American pride, patriotism, and sense of duty run deep in members of our nation's armed forces. Those traits are shared by their families too, and during deployments, they must summon great strength and courage to mask their fears and insecurities about their service member's safety while keeping the home front functional. That's especially true when children make up the military family.
It's a tremendous burden and Wreaths Across America is passionate about supporting military families as we expand throughout the country the mission to remember our fallen, honor those who serve, and teach younger generations the value of freedom.
One woman who has joined the growing number of Wreaths Across America volunteers knows more than most about the sacrifices made by military families, and she's Taya Kyle author and executive director of the Chris Kyle Frogg Foundation.
"The whole concept of the wreath is for the living," Taya shares. "It tells families that their loved one's sacrifice was not for nothing. The people in this country get it, and they remember. It's not that while your loved one is serving people get it and thank you, but it's that they remember you lost him. They'll remember years from now that you lost someone precious to you, and it was for all of us. That's a really big deal."

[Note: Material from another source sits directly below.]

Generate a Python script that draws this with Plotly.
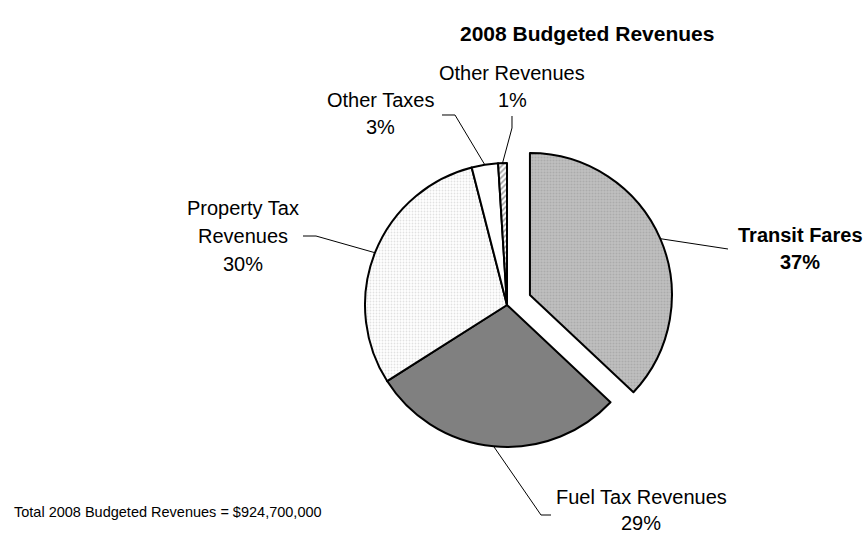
import math
import plotly.graph_objects as go

# Revenue categories, in clockwise order from 12 o'clock
categories = ["Transit Fares", "Fuel Tax Revenues", "Property Tax Revenues",
              "Other Taxes", "Other Revenues"]
shares = [37, 29, 30, 3, 1]  # percent of total budgeted revenues
label_lines = [["Transit Fares", "37%"],
               ["Fuel Tax Revenues", "29%"],
               ["Property Tax", "Revenues", "30%"],
               ["Other Taxes", "3%"],
               ["Other Revenues", "1%"]]
pulls = [0.176, 0, 0, 0, 0]
title_text = "2008 Budgeted Revenues"
total_text = "Total 2008 Budgeted Revenues = $924,700,000"

W, H = 868, 557
FONT = "Liberation Sans, Arial, sans-serif"

# pie geometry in pixels
cx, cy, r = 507, 305, 142
half = r * (1 + max(pulls))
dom_x = [(cx - half) / W, (cx + half) / W]
dom_y = [1 - (cy + half) / H, 1 - (cy - half) / H]


def px(x, y):
    return x / W, 1 - y / H


fig = go.Figure(go.Pie(
    labels=categories,
    values=shares,
    sort=False,
    direction="clockwise",
    rotation=0,
    pull=pulls,
    textinfo="none",
    hoverinfo="label+percent",
    showlegend=False,
    domain=dict(x=dom_x, y=dom_y),
    marker=dict(
        colors=["#b8b8b8", "#808080", "#ffffff", "#ffffff", "#ffffff"],
        line=dict(color="black", width=2),
        pattern=dict(
            shape=[".", "", ".", "", "/"],
            fgcolor=["#989898", "#808080", "#c4c4c4", "#ffffff", "#444444"],
            bgcolor=["#bfbfbf", "#808080", "#ffffff", "#ffffff", "#ffffff"],
            size=[3, 8, 3, 8, 4],
            solidity=[0.35, 0.3, 0.3, 0.3, 0.4],
            fillmode="overlay",
        ),
    ),
))

# label placement: centre x, first-line y, line gap, bold
label_pos = [
    dict(x=800, y=235, gap=27, bold=True),
    dict(x=641, y=497, gap=26, bold=False),
    dict(x=243, y=208, gap=28, bold=False),
    dict(x=380, y=100, gap=27, bold=False),
    dict(x=512, y=73, gap=27, bold=False),
]
# leader line path points after the point on the slice edge
leader_ends = [
    [(728, 249)],
    [(541, 515), (551, 515)],
    [(316, 236), (303, 236)],
    [(455, 115), (442, 115)],
    [(512, 128), (512, 116)],
]

annotations = []
shapes = []
total = sum(shares)
start = 0.0
for i, v in enumerate(shares):
    mid = (start + v / 2) / total * 2 * math.pi
    start += v
    ox = pulls[i] * r * math.sin(mid)
    oy = -pulls[i] * r * math.cos(mid)
    ax = cx + ox + r * math.sin(mid)
    ay = cy + oy - r * math.cos(mid)

    pts = [(ax, ay)] + leader_ends[i]
    path = "M " + " L ".join(f"{px(x, y)[0]:.5f},{px(x, y)[1]:.5f}" for x, y in pts)
    shapes.append(dict(type="path", xref="paper", yref="paper", path=path,
                       line=dict(color="black", width=1)))

    lp = label_pos[i]
    for k, line in enumerate(label_lines[i]):
        tx, ty = px(lp["x"], lp["y"] + k * lp["gap"])
        annotations.append(dict(
            x=tx, y=ty, xref="paper", yref="paper", showarrow=False,
            xanchor="center", yanchor="middle",
            text=f"<b>{line}</b>" if lp["bold"] else line,
            font=dict(family=FONT, size=20, color="black"),
        ))

tx, ty = px(587, 33)
annotations.append(dict(x=tx, y=ty, xref="paper", yref="paper", showarrow=False,
                        xanchor="center", yanchor="middle",
                        text=f"<b>{title_text}</b>",
                        font=dict(family=FONT, size=21, color="black")))
tx, ty = px(12, 512)
annotations.append(dict(x=tx, y=ty, xref="paper", yref="paper", showarrow=False,
                        xanchor="left", yanchor="middle", text=total_text,
                        font=dict(family=FONT, size=14.5, color="black")))

fig.update_layout(
    width=W, height=H,
    margin=dict(l=0, r=0, t=0, b=0),
    paper_bgcolor="white", plot_bgcolor="white",
    annotations=annotations, shapes=shapes,
)

fig.write_html("out.html")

The precious gift Taya and her two children lost for all of us was U.S. Navy SEAL, Chief Christopher Kyle, also known as the most lethal sniper in U.S. history. American Sniper, written in 2012 by Chris and American Wife authored by Taya in 2015 after his death gives the reader a raw and realistic insight into the pain, suffering, and readjustments they experienced as a military family.
Taya says supporting military families in your community can take on many different forms and it's important to remember they will rarely ask directly for help because by nature and training they're accustomed to serving others and don't want to be a burden.
"It's tough to suggest ideas because families and deployment scenarios are all different, but to give you an idea while Chris was deployed, my neighbor showed his support in a unique and thoughtful way. He couldn't afford to pay for separate lawn services, so he had his lawn care company do his house one week and then mine the next week. It was an incredible gesture, and he just did it because he knew if he had asked me I would have said no," Taya admits. "It's those little day-to-day life things that most family members are drowning in when their loved one is deployed."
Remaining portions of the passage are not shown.